What is needed
Extract the full listing verbatim and drop any pictures from your copy.

** Start of Source excerpt **

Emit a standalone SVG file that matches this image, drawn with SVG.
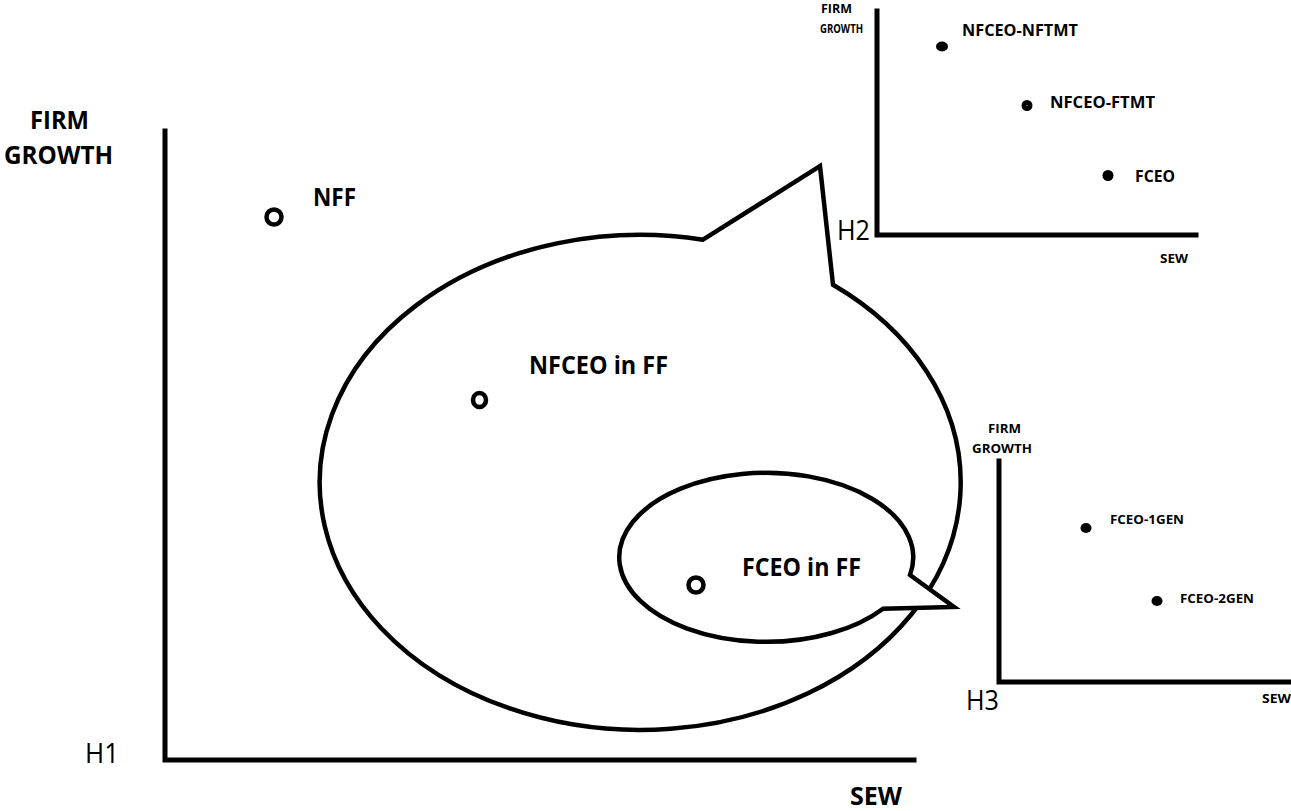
<svg xmlns="http://www.w3.org/2000/svg" width="1291" height="811" viewBox="0 0 1291 811">
<style>
.ax{stroke:#000;stroke-width:5;fill:none;stroke-linecap:square}
.bub{stroke:#000;stroke-width:4.5;fill:#fff;stroke-linejoin:miter}
.ring{stroke:#000;stroke-width:4.5;fill:#fff}
.dot{fill:#000}
.b{font-family:"Open Sans","Liberation Sans",sans-serif;font-weight:bold;fill:#000}
.n{font-family:"Open Sans","Liberation Sans",sans-serif;font-weight:normal;fill:#000}
.L{font-size:25px}
.M{font-size:16px}
.S{font-size:13px}
.H{font-size:28px}
</style>
<rect width="1291" height="811" fill="#fff"/>

<g id="chart-h1">
  <path class="ax" d="M165,131 V760 H914"/>
  <text class="b L" x="30" y="129" textLength="59" lengthAdjust="spacingAndGlyphs">FIRM</text>
  <text class="b L" x="4" y="164" textLength="109" lengthAdjust="spacingAndGlyphs">GROWTH</text>
  <text class="n H" x="85" y="763" textLength="34" lengthAdjust="spacingAndGlyphs">H1</text>
  <text class="b L" x="850" y="805" textLength="52" lengthAdjust="spacingAndGlyphs">SEW</text>
</g>

<g id="node-nff">
  <circle class="ring" cx="274" cy="217" r="7.5"/>
  <text class="b L" x="313" y="206" textLength="43" lengthAdjust="spacingAndGlyphs">NFF</text>
</g>

<g id="node-nfceo-in-ff">
  <path class="bub" d="M703,239.7 L820,166 L833,284.7 A320.5 247.5 0 1 1 703,239.7 Z"/>
  <ellipse class="ring" cx="479.5" cy="400" rx="6.5" ry="7"/>
  <text class="b L" x="529" y="374" textLength="139" lengthAdjust="spacingAndGlyphs">NFCEO in FF</text>
</g>

<g id="node-fceo-in-ff">
  <path class="bub" d="M910,575 L954,607 L883,608.7 A147 84.5 0 1 1 910,575 Z"/>
  <circle class="ring" cx="696" cy="585" r="7.5"/>
  <text class="b L" x="742" y="576" textLength="119" lengthAdjust="spacingAndGlyphs">FCEO in FF</text>
</g>

<g id="chart-h2">
  <path class="ax" d="M877,11 V235 H1196"/>
  <text class="b S" x="821" y="13" textLength="31" lengthAdjust="spacingAndGlyphs">FIRM</text>
  <text class="b S" x="820" y="33" textLength="43" lengthAdjust="spacingAndGlyphs">GROWTH</text>
  <text class="n H" x="837" y="240" textLength="33" lengthAdjust="spacingAndGlyphs">H2</text>
  <text class="b S" x="1160" y="263" textLength="28" lengthAdjust="spacingAndGlyphs">SEW</text>
  <g id="h2-nfceo-nftmt">
    <ellipse class="dot" cx="942" cy="46.5" rx="6" ry="5"/>
    <text class="b M" x="962" y="36" textLength="116" lengthAdjust="spacingAndGlyphs">NFCEO-NFTMT</text>
  </g>
  <g id="h2-nfceo-ftmt">
    <circle cx="1027" cy="105.5" r="3" fill="#fff" stroke="#000" stroke-width="5"/>
    <text class="b M" x="1050" y="108" textLength="105" lengthAdjust="spacingAndGlyphs">NFCEO-FTMT</text>
  </g>
  <g id="h2-fceo">
    <ellipse class="dot" cx="1108" cy="175.5" rx="5.5" ry="5.5"/>
    <text class="b M" x="1135" y="182" textLength="40" lengthAdjust="spacingAndGlyphs">FCEO</text>
  </g>
</g>

<g id="chart-h3">
  <path class="ax" d="M999,461 V682 H1291"/>
  <text class="b S" x="988" y="433" textLength="33" lengthAdjust="spacingAndGlyphs">FIRM</text>
  <text class="b S" x="972" y="453" textLength="60" lengthAdjust="spacingAndGlyphs">GROWTH</text>
  <text class="n H" x="966" y="710" textLength="33" lengthAdjust="spacingAndGlyphs">H3</text>
  <text class="b S" x="1262" y="703" textLength="29" lengthAdjust="spacingAndGlyphs">SEW</text>
  <g id="h3-fceo-1gen">
    <ellipse class="dot" cx="1086" cy="528" rx="5.5" ry="5"/>
    <text class="b S" x="1110" y="524" textLength="74" lengthAdjust="spacingAndGlyphs">FCEO-1GEN</text>
  </g>
  <g id="h3-fceo-2gen">
    <ellipse class="dot" cx="1157" cy="601" rx="5.5" ry="5"/>
    <text class="b S" x="1180" y="603" textLength="74" lengthAdjust="spacingAndGlyphs">FCEO-2GEN</text>
  </g>
</g>

<g id="connectors"></g>
</svg>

** End of Source excerpt **

Output
Emit a standalone SVG file that matches this image, drawn with SVG.
<svg xmlns="http://www.w3.org/2000/svg" width="1291" height="811" viewBox="0 0 1291 811">
<style>
.ax{stroke:#000;stroke-width:5;fill:none;stroke-linecap:square}
.bub{stroke:#000;stroke-width:4.5;fill:#fff;stroke-linejoin:miter}
.ring{stroke:#000;stroke-width:4.5;fill:#fff}
.dot{fill:#000}
.b{font-family:"Open Sans","Liberation Sans",sans-serif;font-weight:bold;fill:#000}
.n{font-family:"Open Sans","Liberation Sans",sans-serif;font-weight:normal;fill:#000}
.L{font-size:25px}
.M{font-size:16px}
.S{font-size:13px}
.H{font-size:28px}
</style>
<rect width="1291" height="811" fill="#fff"/>

<g id="chart-h1">
  <path class="ax" d="M165,131 V760 H914"/>
  <text class="b L" x="30" y="129" textLength="59" lengthAdjust="spacingAndGlyphs">FIRM</text>
  <text class="b L" x="4" y="164" textLength="109" lengthAdjust="spacingAndGlyphs">GROWTH</text>
  <text class="n H" x="85" y="763" textLength="34" lengthAdjust="spacingAndGlyphs">H1</text>
  <text class="b L" x="850" y="805" textLength="52" lengthAdjust="spacingAndGlyphs">SEW</text>
</g>

<g id="node-nff">
  <circle class="ring" cx="274" cy="217" r="7.5"/>
  <text class="b L" x="313" y="206" textLength="43" lengthAdjust="spacingAndGlyphs">NFF</text>
</g>

<g id="node-nfceo-in-ff">
  <path class="bub" d="M703,239.7 L820,166 L833,284.7 A320.5 247.5 0 1 1 703,239.7 Z"/>
  <ellipse class="ring" cx="479.5" cy="400" rx="6.5" ry="7"/>
  <text class="b L" x="529" y="374" textLength="139" lengthAdjust="spacingAndGlyphs">NFCEO in FF</text>
</g>

<g id="node-fceo-in-ff">
  <path class="bub" d="M910,575 L954,607 L883,608.7 A147 84.5 0 1 1 910,575 Z"/>
  <circle class="ring" cx="696" cy="585" r="7.5"/>
  <text class="b L" x="742" y="576" textLength="119" lengthAdjust="spacingAndGlyphs">FCEO in FF</text>
</g>

<g id="chart-h2">
  <path class="ax" d="M877,11 V235 H1196"/>
  <text class="b S" x="821" y="13" textLength="31" lengthAdjust="spacingAndGlyphs">FIRM</text>
  <text class="b S" x="820" y="33" textLength="43" lengthAdjust="spacingAndGlyphs">GROWTH</text>
  <text class="n H" x="837" y="240" textLength="33" lengthAdjust="spacingAndGlyphs">H2</text>
  <text class="b S" x="1160" y="263" textLength="28" lengthAdjust="spacingAndGlyphs">SEW</text>
  <g id="h2-nfceo-nftmt">
    <ellipse class="dot" cx="942" cy="46.5" rx="6" ry="5"/>
    <text class="b M" x="962" y="36" textLength="116" lengthAdjust="spacingAndGlyphs">NFCEO-NFTMT</text>
  </g>
  <g id="h2-nfceo-ftmt">
    <circle cx="1027" cy="105.5" r="3" fill="#fff" stroke="#000" stroke-width="5"/>
    <text class="b M" x="1050" y="108" textLength="105" lengthAdjust="spacingAndGlyphs">NFCEO-FTMT</text>
  </g>
  <g id="h2-fceo">
    <ellipse class="dot" cx="1108" cy="175.5" rx="5.5" ry="5.5"/>
    <text class="b M" x="1135" y="182" textLength="40" lengthAdjust="spacingAndGlyphs">FCEO</text>
  </g>
</g>

<g id="chart-h3">
  <path class="ax" d="M999,461 V682 H1291"/>
  <text class="b S" x="988" y="433" textLength="33" lengthAdjust="spacingAndGlyphs">FIRM</text>
  <text class="b S" x="972" y="453" textLength="60" lengthAdjust="spacingAndGlyphs">GROWTH</text>
  <text class="n H" x="966" y="710" textLength="33" lengthAdjust="spacingAndGlyphs">H3</text>
  <text class="b S" x="1262" y="703" textLength="29" lengthAdjust="spacingAndGlyphs">SEW</text>
  <g id="h3-fceo-1gen">
    <ellipse class="dot" cx="1086" cy="528" rx="5.5" ry="5"/>
    <text class="b S" x="1110" y="524" textLength="74" lengthAdjust="spacingAndGlyphs">FCEO-1GEN</text>
  </g>
  <g id="h3-fceo-2gen">
    <ellipse class="dot" cx="1157" cy="601" rx="5.5" ry="5"/>
    <text class="b S" x="1180" y="603" textLength="74" lengthAdjust="spacingAndGlyphs">FCEO-2GEN</text>
  </g>
</g>

<g id="connectors"></g>
</svg>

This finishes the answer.